- **Raw data**:
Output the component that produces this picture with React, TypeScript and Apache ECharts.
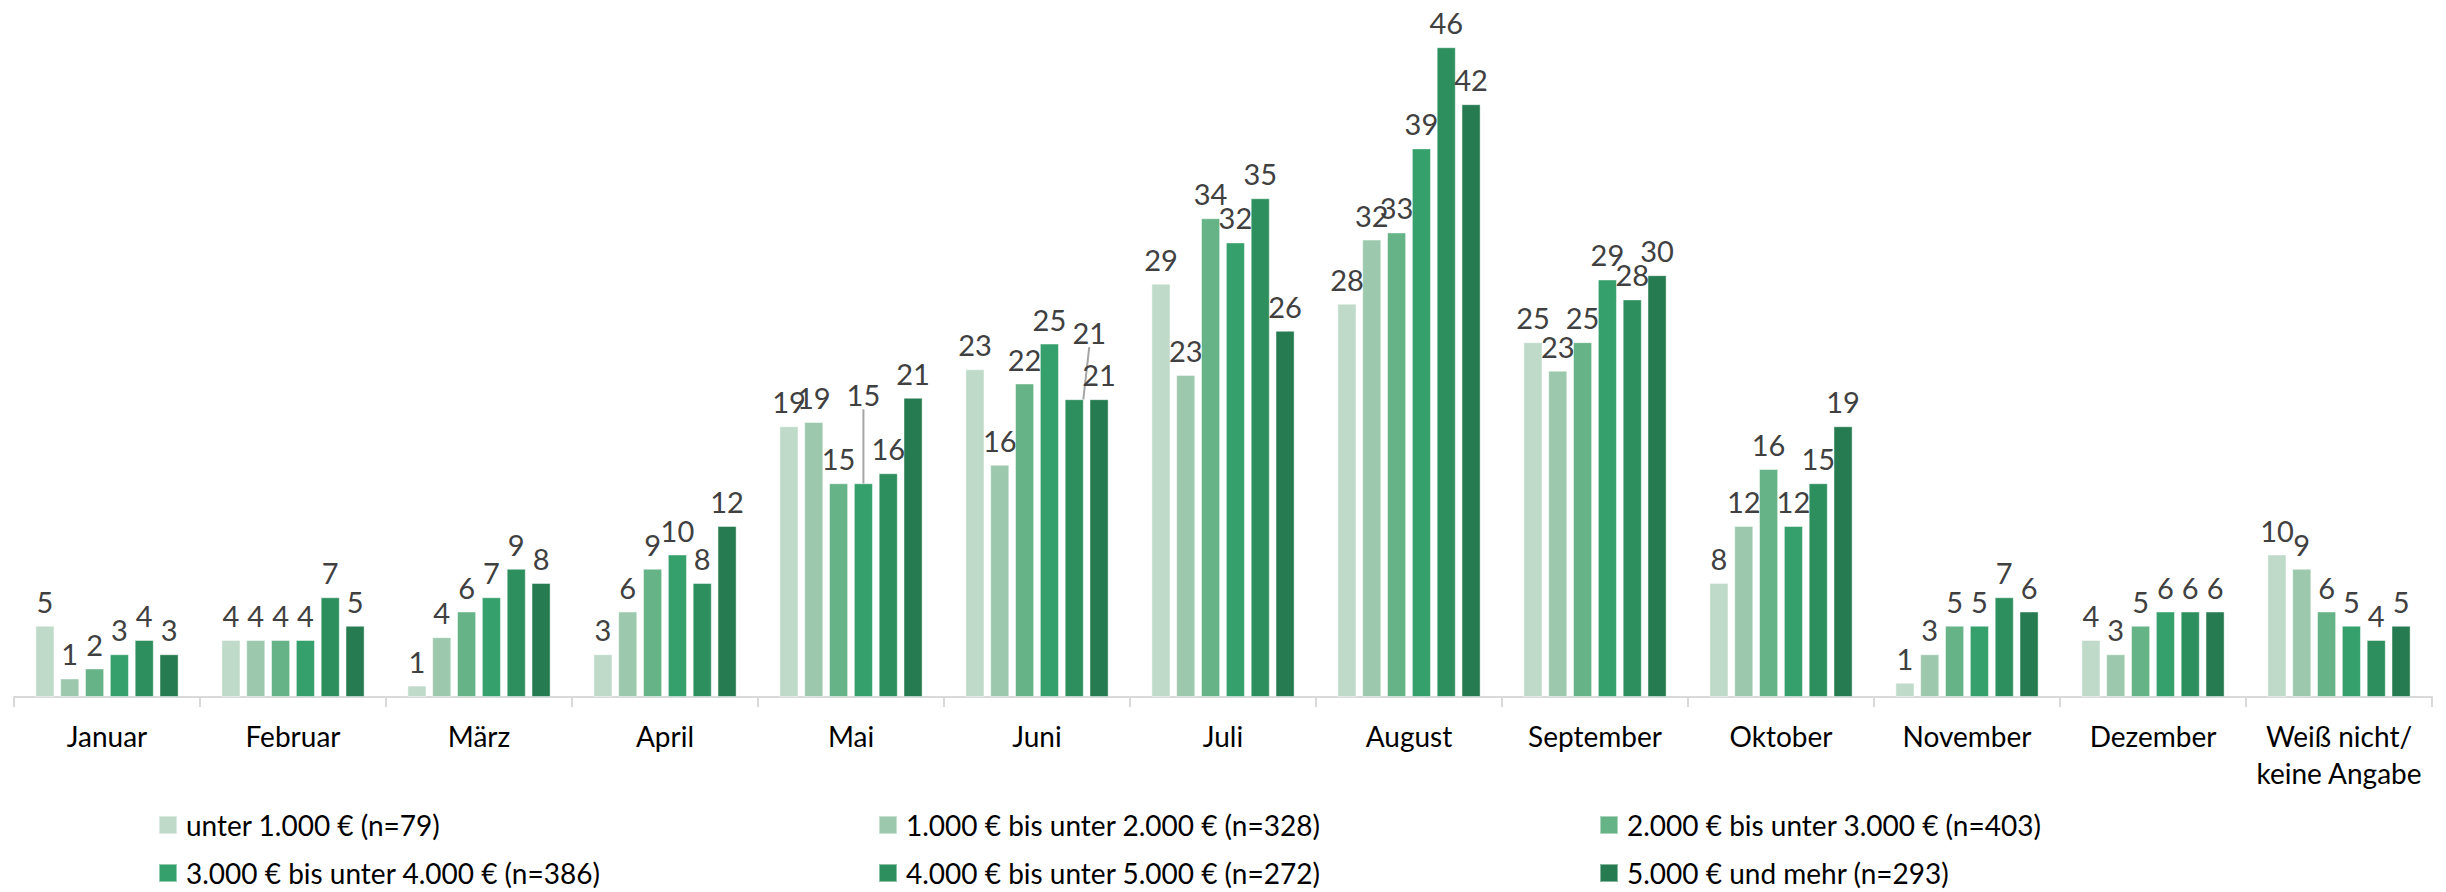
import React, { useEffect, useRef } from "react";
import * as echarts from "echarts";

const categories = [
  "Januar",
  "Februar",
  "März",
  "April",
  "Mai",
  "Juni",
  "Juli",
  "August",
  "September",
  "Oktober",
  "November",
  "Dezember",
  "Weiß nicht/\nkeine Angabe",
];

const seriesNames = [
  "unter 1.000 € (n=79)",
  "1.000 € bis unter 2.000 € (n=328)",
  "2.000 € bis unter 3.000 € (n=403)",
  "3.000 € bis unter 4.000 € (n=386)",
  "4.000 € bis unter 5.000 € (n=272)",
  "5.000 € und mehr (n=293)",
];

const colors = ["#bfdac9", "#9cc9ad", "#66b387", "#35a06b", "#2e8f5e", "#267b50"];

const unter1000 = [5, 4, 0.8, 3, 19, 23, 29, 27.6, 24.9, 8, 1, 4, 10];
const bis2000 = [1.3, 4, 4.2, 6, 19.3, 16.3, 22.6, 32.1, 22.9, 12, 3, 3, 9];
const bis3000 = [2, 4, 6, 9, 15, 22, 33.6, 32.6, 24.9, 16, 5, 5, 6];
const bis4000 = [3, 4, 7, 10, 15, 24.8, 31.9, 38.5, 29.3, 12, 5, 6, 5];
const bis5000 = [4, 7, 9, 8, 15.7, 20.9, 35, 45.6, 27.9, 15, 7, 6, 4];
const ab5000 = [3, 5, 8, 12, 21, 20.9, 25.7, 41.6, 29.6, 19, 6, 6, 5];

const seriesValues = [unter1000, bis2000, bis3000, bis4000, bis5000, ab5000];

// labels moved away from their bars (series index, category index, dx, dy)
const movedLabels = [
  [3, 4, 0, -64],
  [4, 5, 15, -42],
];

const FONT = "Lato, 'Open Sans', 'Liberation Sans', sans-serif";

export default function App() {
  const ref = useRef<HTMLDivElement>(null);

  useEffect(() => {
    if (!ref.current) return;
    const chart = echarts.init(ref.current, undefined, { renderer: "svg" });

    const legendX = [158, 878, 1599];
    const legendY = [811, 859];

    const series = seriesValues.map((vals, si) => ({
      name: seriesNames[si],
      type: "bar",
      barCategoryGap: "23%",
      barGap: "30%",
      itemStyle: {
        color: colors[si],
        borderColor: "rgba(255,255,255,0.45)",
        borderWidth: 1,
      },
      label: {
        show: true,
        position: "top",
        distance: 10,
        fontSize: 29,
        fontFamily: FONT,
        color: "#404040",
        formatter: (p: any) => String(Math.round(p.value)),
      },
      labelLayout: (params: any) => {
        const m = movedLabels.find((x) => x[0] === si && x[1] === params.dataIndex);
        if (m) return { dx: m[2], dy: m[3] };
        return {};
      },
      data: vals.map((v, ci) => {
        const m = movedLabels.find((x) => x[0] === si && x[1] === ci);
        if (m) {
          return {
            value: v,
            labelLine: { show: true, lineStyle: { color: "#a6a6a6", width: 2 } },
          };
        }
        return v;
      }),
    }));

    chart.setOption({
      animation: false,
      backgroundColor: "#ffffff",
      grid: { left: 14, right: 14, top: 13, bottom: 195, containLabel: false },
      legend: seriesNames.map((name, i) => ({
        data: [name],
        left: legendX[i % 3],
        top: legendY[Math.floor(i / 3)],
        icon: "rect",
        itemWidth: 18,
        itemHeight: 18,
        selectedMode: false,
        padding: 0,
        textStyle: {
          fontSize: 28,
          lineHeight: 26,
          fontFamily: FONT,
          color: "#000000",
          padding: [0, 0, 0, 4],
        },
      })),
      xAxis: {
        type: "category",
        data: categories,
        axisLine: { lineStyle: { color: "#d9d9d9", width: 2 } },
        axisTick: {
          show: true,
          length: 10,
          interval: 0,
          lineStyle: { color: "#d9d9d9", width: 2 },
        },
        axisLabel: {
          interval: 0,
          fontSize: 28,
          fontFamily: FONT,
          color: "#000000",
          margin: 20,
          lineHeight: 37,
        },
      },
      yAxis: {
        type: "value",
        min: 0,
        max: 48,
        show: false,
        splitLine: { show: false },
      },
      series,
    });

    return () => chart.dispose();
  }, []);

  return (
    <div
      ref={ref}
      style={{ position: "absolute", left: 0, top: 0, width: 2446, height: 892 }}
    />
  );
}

- **What to produce**:
Go from the first line of the listing to the line holding "const legendY = [811, 859];" and, please, transcribe those lines exactly, both included, with no pictures.

- **Output for this exercise**:
Output the component that produces this picture with React, TypeScript and Apache ECharts.
import React, { useEffect, useRef } from "react";
import * as echarts from "echarts";

const categories = [
  "Januar",
  "Februar",
  "März",
  "April",
  "Mai",
  "Juni",
  "Juli",
  "August",
  "September",
  "Oktober",
  "November",
  "Dezember",
  "Weiß nicht/\nkeine Angabe",
];

const seriesNames = [
  "unter 1.000 € (n=79)",
  "1.000 € bis unter 2.000 € (n=328)",
  "2.000 € bis unter 3.000 € (n=403)",
  "3.000 € bis unter 4.000 € (n=386)",
  "4.000 € bis unter 5.000 € (n=272)",
  "5.000 € und mehr (n=293)",
];

const colors = ["#bfdac9", "#9cc9ad", "#66b387", "#35a06b", "#2e8f5e", "#267b50"];

const unter1000 = [5, 4, 0.8, 3, 19, 23, 29, 27.6, 24.9, 8, 1, 4, 10];
const bis2000 = [1.3, 4, 4.2, 6, 19.3, 16.3, 22.6, 32.1, 22.9, 12, 3, 3, 9];
const bis3000 = [2, 4, 6, 9, 15, 22, 33.6, 32.6, 24.9, 16, 5, 5, 6];
const bis4000 = [3, 4, 7, 10, 15, 24.8, 31.9, 38.5, 29.3, 12, 5, 6, 5];
const bis5000 = [4, 7, 9, 8, 15.7, 20.9, 35, 45.6, 27.9, 15, 7, 6, 4];
const ab5000 = [3, 5, 8, 12, 21, 20.9, 25.7, 41.6, 29.6, 19, 6, 6, 5];

const seriesValues = [unter1000, bis2000, bis3000, bis4000, bis5000, ab5000];

// labels moved away from their bars (series index, category index, dx, dy)
const movedLabels = [
  [3, 4, 0, -64],
  [4, 5, 15, -42],
];

const FONT = "Lato, 'Open Sans', 'Liberation Sans', sans-serif";

export default function App() {
  const ref = useRef<HTMLDivElement>(null);

  useEffect(() => {
    if (!ref.current) return;
    const chart = echarts.init(ref.current, undefined, { renderer: "svg" });

    const legendX = [158, 878, 1599];
    const legendY = [811, 859];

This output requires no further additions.